The area is home to the Asian elephant, leopard, dhole, sloth bear, marsh crocodile, golden jackal and prey species such as chital, gaur, sambar, grizzled giant squirrel, four-horned antelope and smooth-coated otter. The area is also home to the last few remaining gray langur in the Hosur Forest Division.

=== Birds ===
Grey junglefowl, grey-fronted green pigeon, crested honey buzzard, Egyptian vulture, lesser fish eagle, brown fish owl, changeable hawk eagle, Indian peafowl, osprey and plain flowerpecker inhabit the hills.

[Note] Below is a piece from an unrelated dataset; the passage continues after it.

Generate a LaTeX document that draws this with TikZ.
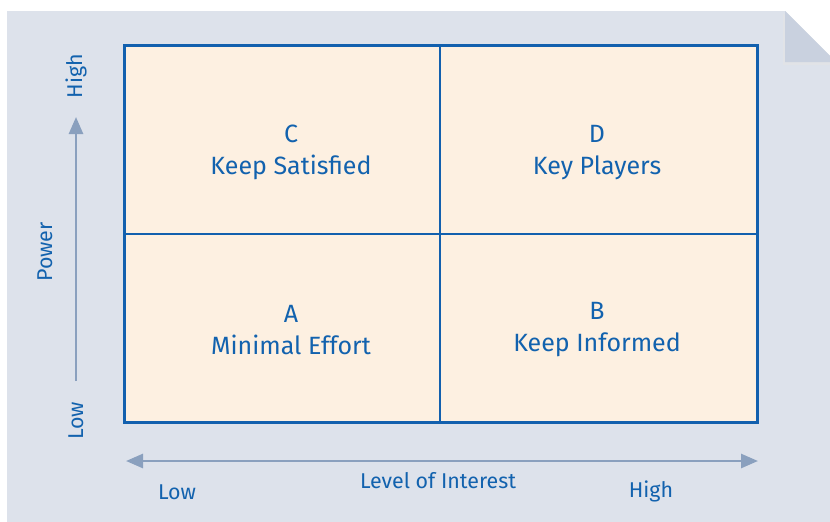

=== Reptiles and amphibians ===
Indian cobra, Indian python, Russell's viper, Dhaman rat snake, keelback water snake and rare snakes like the racer Coluber bholanathi, the marsh crocodile, lacertid lizard Ophisops leschenaultii, Indian chameleon, Bengal monitor and the Indian star tortoise occur here. Nearly 20 species of frogs and toads occur here including the rare rock-dwelling toad Bufo hololius.

==Conflicts and threats==

- Elephant areas are being exploited for bamboo and leased for NTFP collection. Thus, during the migration of elephants, cause contact with human habitations and farms are often damaged. Wild Boars too are a major concern in crop-damage.
- Poaching
- Habitat fragmentation due to settlements
- Fuel wood collection, cattle grazing, livestock penning and illegal felling
- Forest fire
- Increased biotic pressure due to industrial expansion around the division
- Cattle competing with elephants for water and the usage of water by the local livestock dries up the waterholes.
- Lantana, an invasive species with thorny bushes, is not eaten by any of the herbivores and its rapid spread has caused other species of fauna too to vanish. Rapid spread of Chromolaena odorata has severely damaged the bio-diversity, and typical landscapes of this beautiful jungle is making way for this invasive weed.